Days after the final rule was adopted, it was subject to a regulatory freeze imposed by the new Trump administration. By last summer, research institutions and organizations “were growing weary” about the lack of information regarding the status of the January 19 implementation date, as well as the lack of guidance regarding many of the rule’s more complex provisions, Dow said.
Since then two proposed rules have appeared on the Office of Management and Budget (OMB) website. The first, posted in October, was a proposal for a one-year delay in the implementation date of the Common Rule revision while allowing the use of three burden-reducing provisions during the delay year. On January 4 another proposed rule appeared suggesting implementation of the complete rule could be delayed.
This has caused even more uncertainty within the regulated community, said David Borasky, vice president, IRB compliance, WIRB-Copernicus Group. “Even with these [two proposed rules] being posted to the OMB website, OHRP (Office for Human Research Protections) has been unwilling to bare any details regarding their approach to the rulemaking process.
“And they haven’t definitely said whether the [rule] that came out last week supersedes the one that came out in October,” he noted. “So the regulated community is essentially operating in the dark.”
The result, according to Borasky and Dow, is that there are concerns about how prepared organizations and institutions are for the January 19 implementation date.
“Many of the final rule’s changes require the expenditure of significant resources for revisions of policies, procedures and documents, training and updates to information systems,” said Dow. “Research institutions may have been hesitant to expend already limited resources to make these changes in light of the uncertain status of the final rule’s provisions.”
Borasky suspects that the steps many organizations have taken to prepare for the implementation date have been “uneven” or taken longer than expected because they were hoping they would receive guidance on some of the new areas of regulation contained in the revised rule — several of which will impact clinical trial management.
“It bears repeating that the revised common rule only applies to research funded by a Common Rule agency, so the impact on industry-sponsored clinical research is really minimized,” Borasky pointed out. “That said, the provisions of the revised rule that will have the greatest immediate impact on the management of clinical trials are tied to its informed consent provisions.”
These include provisions such as the inclusion of key information in informed consent documents, described in the revised rule as a “concise and focused presentation of the key information that is most likely to assist a prospective subject of legally authorized representative in understanding the reasons why one might or might not want to participate in the research.”
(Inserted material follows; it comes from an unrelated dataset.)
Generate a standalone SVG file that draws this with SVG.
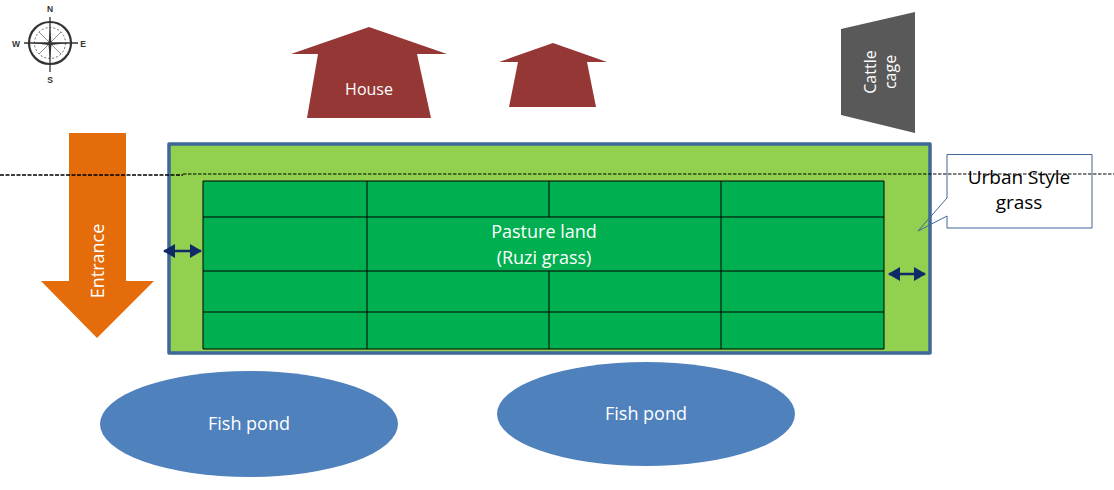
<svg xmlns="http://www.w3.org/2000/svg" width="1114" height="490" viewBox="0 0 1114 490">
<style>
text{font-family:"Open Sans","Noto Sans","DejaVu Sans",sans-serif;font-size:16px;text-anchor:middle}
.w{fill:#fff}
.m{font-size:18px}
.b{fill:#953735}
.g{fill:none;stroke:#000;stroke-width:1}
.c{stroke:#333;fill:none}
.l{font-family:"Liberation Sans",sans-serif;font-size:8.500px;font-weight:bold;fill:#333}
.a{stroke:#0f2a66;stroke-width:2.500;fill:none;marker-start:url(#h);marker-end:url(#h)}
.p{fill:#4f81bd}
.d{stroke:#000;fill:none}
.u{font-size:19px;fill:#000}
</style>
<defs>
<marker id="h" viewBox="0 0 12 14" refX="11" refY="7" markerWidth="12" markerHeight="14" markerUnits="userSpaceOnUse" orient="auto-start-reverse"><path d="M0 0L12 7L0 14z" fill="#0f2a66"/></marker>
</defs>
<g id="compass">
<circle class="c" cx="50" cy="43" r="21" stroke-width="2.200"/>
<circle class="c" cx="50" cy="43" r="15.500" stroke-width="1" stroke-dasharray="2 2" opacity=".7"/>
<path class="c" stroke-width="1.300" d="M50 17V72M24 43H78"/>
<path class="c" stroke-width=".8" opacity=".7" d="M39 32L61 54M61 32L39 54"/>
<path d="M48.500 43L50 28L51.500 43L68 43L51.500 45L50 60L48.500 45L32 43z" fill="#333"/>
<text class="l" x="50" y="12">N</text><text class="l" x="16" y="47">W</text><text class="l" x="83" y="47">E</text><text class="l" x="50" y="83">S</text>
</g>
<g id="house">
<path class="b" d="M369 27L447 54H417L431 118H307L318 54H291z"/>
<text class="w" x="369" y="95">House</text>
</g>
<g id="house2"><path class="b" d="M553 43L607 62H587L596 107H509L518 62H499z"/></g>
<g id="cattle-cage">
<path d="M841 29L915 12V133L841 115z" fill="#595959"/>
<text class="w" transform="translate(876 72) rotate(-90)"><tspan x="0" y="0">Cattle</tspan><tspan x="0" y="20">cage</tspan></text>
</g>
<g id="entrance">
<path d="M69 133H126V281H154L97 338L41 281H69z" fill="#e46c0a"/>
<text class="w m" transform="translate(104 261) rotate(-90)">Entrance</text>
</g>
<g id="field">
<rect x="169" y="144" width="761" height="209" fill="#92d050" stroke="#3f6797" stroke-width="3.500" stroke-linejoin="round"/>
</g>
<g id="pasture">
<rect x="203" y="181" width="681" height="168" fill="#00b050"/>
<path class="g" d="M203 181H884V349H203zM203 217H884M203 271H884M203 312H884M367 181V349M549 181V217M549 271V349M721 181V349"/>
<text class="w m" x="544" y="237.500">Pasture land</text>
<text class="w m" x="544" y="263.500">(Ruzi grass)</text>
</g>
<g id="pond1"><ellipse class="p" cx="249" cy="424" rx="149" ry="53"/><text class="w m" x="249" y="430">Fish pond</text></g>
<g id="pond2"><ellipse class="p" cx="646" cy="414" rx="149" ry="52"/><text class="w m" x="646" y="420">Fish pond</text></g>
<g id="connectors">
<path class="d" d="M0 175H183" stroke-width="1.600" stroke-dasharray="4 1.500"/>
<path class="d" d="M183 174H1114" stroke-width="1" stroke-dasharray="3.500 1.500"/>
<path class="a" d="M164 251H201"/>
<path class="a" d="M889 274H925"/>
</g>
<g id="callout">
<path d="M947 154.500H1092V228H947V216L918 231L947 198z" fill="none" stroke="#3f6797" stroke-width="1"/>
<text class="u" x="1019" y="184">Urban Style</text>
<text class="u" x="1019" y="209">grass</text>
</g>
</svg>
“This is a completely new area of regulation, so there is no precedent for it,” Borasky said. “And it is especially challenging because the requirement is very vague and it’s not clear what will be considered to be in compliance.”
Borasky pointed out that another provision that has caused some consternation is one requiring that consent forms for certain federally funded clinical trials be posted on a public website.
“It’s going to be established as a registry,” he said. “However, no information has been provided about this registry, so, in theory, there’s an aspect of the rule — if it goes into effect next week — that has no mechanism for complying with it. That’s certainly going to be a challenge.”
There’s also some confusion about another informed consent provision that could impact clinical trials, Borasky said. For studies on stored identifiable data or identifiable biospecimens, researchers will have the option to rely on broad consent obtained for future research as an alternative to seeking IRB approval to waive the consent requirement.
“For those sponsors or investigators that want to exercise this ‘broad consent’ option for certain kinds of research, it’s not entirely clear how it is intended to be operationalized,” he said.
All of this uncertainty is further complicated, Borasky pointed out, by the fact that the FDA won’t be harmonizing its regulations with those of the common rule agencies “for quite some time.”
“The 21St Century Cures Act calls for the harmonization of human subject protection regulations between the FDA and the common rule agencies,” but as Borasky pointed out, the FDA will have to go through its own, time-consuming, rulemaking process.
What would be the impact of an implementation delay?
A delay would definitely allow more time for agency guidance on implementing the changes required by the rule, Dow said. “And it will give affected research institutions the opportunity to make the necessary changes and educate their stakeholders to facilitate compliance.”
On the other hand, Borasky said an implementation delay would represent “wasted effort.”
“Every IRB I’m aware of has invested some effort in planning for these changes, and for many the investment has been significant,” he said. “It’s been a lot of effort preparing for a rule that we could learn won’t go into effect, and while that may bring relief to some, it will leave a number of us scratching our heads and wondering why we spent so much time, effort and money preparing for the implementation of this rule.”
“We have to be all in and assume that it will go into effect,” Borasky said. “For IRBs that means not waiting until the 18th to make sure everything is in place.”